Es por eso que la regulación de redes sociales es algo que debe debatirse ampliamente, como lo ha expuesto el propio impulsor de la idea, el senador Ricardo Monreal, quien sabe que la discusión pública construye democracia y libertad, ideal que todos los políticos deben perseguir. En su iniciativa plantea la “íntima relación entre la libertad de expresión y la democracia” que no puede ponerse en peligro al arbitrio de intereses poderosos y transnacionales.


Propone que las redes sociales operen bajo autorización del Instituto Federal de Telecomunicaciones y que este funja como árbitro en caso de que un usuario se inconforme por la cancelación de su cuenta. Si la autoridad considera que vulneran la libertad de expresión, la multa puede ser hasta de más de 89 millones de pesos.
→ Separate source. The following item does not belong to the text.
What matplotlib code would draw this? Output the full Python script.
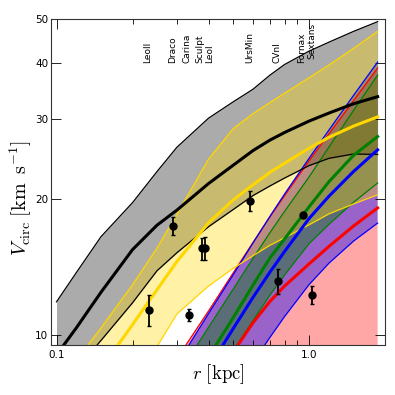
import matplotlib
matplotlib.use('Agg')
import matplotlib.pyplot as plt
from matplotlib.ticker import FixedLocator, FixedFormatter, NullLocator

plt.rcParams['mathtext.fontset'] = 'cm'
plt.rcParams['font.family'] = ['DejaVu Sans']

# radius grid [kpc]
r_grid = [0.1, 0.12, 0.15, 0.2, 0.25, 0.3, 0.4, 0.5, 0.6, 0.7, 0.8, 1.0, 1.2, 1.5, 1.87]

# grey band (black lines)
gray_up = [11.84, 13.76, 16.50, 19.63, 23.0, 26.05, 30.2, 32.8, 35.0, 37.6, 39.7, 42.5, 44.5, 47.0, 49.4]
gray_mid = [9.03, 10.38, 12.43, 15.45, 17.50, 18.90, 21.64, 23.74, 25.6, 27.0, 28.07, 29.75, 31.0, 32.5, 33.7]
gray_low = [7.4, 8.42, 9.72, 11.78, 13.87, 15.21, 17.36, 18.94, 20.35, 21.37, 22.25, 23.71, 24.61, 25.16, 25.1]
# gold band
gold_up = [7.7, 8.80, 10.36, 12.91, 15.57, 18.51, 24.5, 28.6, 30.9, 32.7, 34.3, 37.1, 39.6, 43.1, 47.0]
gold_mid = [6.1, 7.06, 8.41, 10.54, 12.59, 14.55, 17.71, 19.88, 21.5, 22.9, 24.0, 25.9, 27.4, 29.0, 30.4]
gold_low = [4.4, 5.0, 5.97, 7.63, 9.42, 11.13, 12.83, 14.03, 14.98, 15.79, 16.41, 17.53, 18.54, 19.5, 20.43]
# red band
red_up = [3.4, 3.98, 4.84, 6.2, 7.55, 8.87, 11.3, 13.7, 16.02, 18.25, 20.33, 24.28, 27.9, 33.0, 39.0]
red_mid = [2.37, 2.76, 3.32, 4.24, 5.11, 5.95, 7.59, 9.15, 10.64, 11.86, 12.83, 14.36, 15.71, 17.42, 19.11]
red_low = [1.5, 1.7, 2.0, 2.5, 2.9, 3.3, 4.1, 4.8, 5.4, 5.9, 6.3, 7.0, 7.6, 8.2, 8.6]
# blue band
blue_up = [3.22, 3.79, 4.62, 6.0, 7.32, 8.62, 11.15, 13.57, 15.98, 18.3, 20.51, 24.6, 28.44, 33.9, 40.2]
blue_mid = [2.44, 2.87, 3.51, 4.53, 5.54, 6.52, 8.45, 10.31, 12.11, 13.77, 15.3, 18.1, 20.29, 23.0, 25.7]
blue_low = [1.98, 2.31, 2.77, 3.51, 4.22, 4.90, 6.22, 7.47, 8.69, 9.87, 10.98, 12.92, 14.42, 16.13, 17.69]
# green band
green_up = [3.12, 3.65, 4.44, 5.7, 6.92, 8.11, 10.39, 12.61, 14.78, 16.84, 18.77, 22.37, 26.07, 31.4, 37.6]
green_mid = [2.58, 3.04, 3.71, 4.80, 5.88, 6.92, 8.94, 10.9, 12.89, 14.81, 16.31, 19.21, 21.85, 24.98, 27.5]
green_low = [2.34, 2.73, 3.30, 4.22, 5.11, 5.97, 7.62, 9.21, 10.76, 12.25, 13.57, 15.92, 17.58, 19.66, 21.7]

# dwarf galaxies
gal_names = ['LeoII', 'Draco', 'Carina', 'Sculpt', 'LeoI', 'UrsMin', 'CVnI', 'Fornax', 'Sextans']
gal_r = [0.2325, 0.290, 0.335, 0.376, 0.387, 0.584, 0.751, 0.949, 1.025]
gal_v = [11.36, 17.46, 11.08, 15.54, 15.54, 19.83, 13.18, 18.43, 12.27]
gal_err = [0.9, 0.8, 0.35, 0.85, 0.9, 1.0, 0.85, 0.3, 0.55]
label_r = [0.2304, 0.2886, 0.3285, 0.370, 0.4055, 0.584, 0.745, 0.935, 1.025]
label_v = [40, 40, 40, 40, 40, 40, 40, 40, 40.8]

x_ticks = [0.1, 1.0]
x_ticklabels = ['0.1', '1.0']
x_minor = [0.2, 0.3, 0.4, 0.5, 0.6, 0.7, 0.8, 0.9, 2.0]
y_ticks = [10, 20, 30, 40, 50]
y_ticklabels = ['10', '20', '30', '40', '50']

fig = plt.figure(figsize=(3.95, 3.95), dpi=100)
ax = fig.add_axes([51 / 395, 1 - 345 / 395, 334 / 395, (345 - 19.3) / 395])
ax.set_xscale('log')
ax.set_yscale('log')

bands = [
    (red_low, red_mid, red_up, 'red', 0.35),
    (blue_low, blue_mid, blue_up, 'blue', 0.40),
    (green_low, green_mid, green_up, 'green', 0.40),
    (gray_low, gray_mid, gray_up, 'black', 0.33),
    (gold_low, gold_mid, gold_up, 'gold', 0.35),
]
for lo, mid, up, col, a in bands:
    ax.fill_between(r_grid, lo, up, color=col, alpha=a, lw=0, zorder=1)
for lo, mid, up, col, a in bands:
    ax.plot(r_grid, lo, color=col, lw=0.9, zorder=2)
    ax.plot(r_grid, up, color=col, lw=0.9, zorder=2)
for lo, mid, up, col, a in bands:
    ax.plot(r_grid, mid, color=col, lw=2.2, zorder=3)

ax.errorbar(gal_r, gal_v, yerr=gal_err, fmt='o', color='k', ms=5,
            capsize=1.5, elinewidth=1.3, capthick=1.0, zorder=5)

for name, rr, vv in zip(gal_names, label_r, label_v):
    ax.text(rr, vv, name, rotation=90, ha='center', va='bottom', fontsize=6.5, zorder=6)

ax.set_xlim(0.0951, 2.0)
ax.set_ylim(9.5, 50)

ax.xaxis.set_major_locator(FixedLocator(x_ticks))
ax.xaxis.set_major_formatter(FixedFormatter(x_ticklabels))
ax.xaxis.set_minor_locator(FixedLocator(x_minor))
ax.xaxis.set_minor_formatter(FixedFormatter([''] * len(x_minor)))
ax.yaxis.set_major_locator(FixedLocator(y_ticks))
ax.yaxis.set_major_formatter(FixedFormatter(y_ticklabels))
ax.yaxis.set_minor_locator(NullLocator())

ax.tick_params(which='both', direction='in', top=True, right=True, labelsize=7.5)
ax.tick_params(which='major', length=7, width=0.6)
ax.tick_params(which='minor', length=3.5, width=0.6)
ax.tick_params(axis='x', pad=3.5)
ax.tick_params(axis='y', pad=2)
for s in ax.spines.values():
    s.set_linewidth(0.8)
    s.set_color('#333333')

ax.set_xlabel(r'$r\ [\mathrm{kpc}]$', fontsize=13.5, labelpad=2)
ax.set_ylabel(r'$V_{\rm circ}\;[\mathrm{km\;\;s^{-1}}]$', fontsize=14.5)
ax.yaxis.set_label_coords(-0.052, 0.45)

fig.savefig('out.png', dpi=100)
En la experiencia internacional, el caso de Donald Trump es vital para entender el contexto. Utilizó las redes para llegar a la presidencia de su país y luego para violentar al Estado y azuzar la agresión. ¿Fue exagerada la decisión de las empresas de retirarle sus cuentas? Se erigieron en jueces sin toga, poder que no les dieron los ciudadanos, bajo el argumento de que no son un servicio público sino privado sujeto a términos y condiciones, no cobran una cuota sino viven de la publicidad. Sin embargo, el trasfondo es que esas empresas tenían desde tiempo atrás una pugna frontal con el gobierno de Trump.


Las regulaciones son prácticas cuando tienen una utilidad pública real. Cuando no, la libre empresa ha demostrado ser mucho más eficaz que las medidas coercitivas porque no hay castigo más fuerte que el abandono clientes insatisfechos.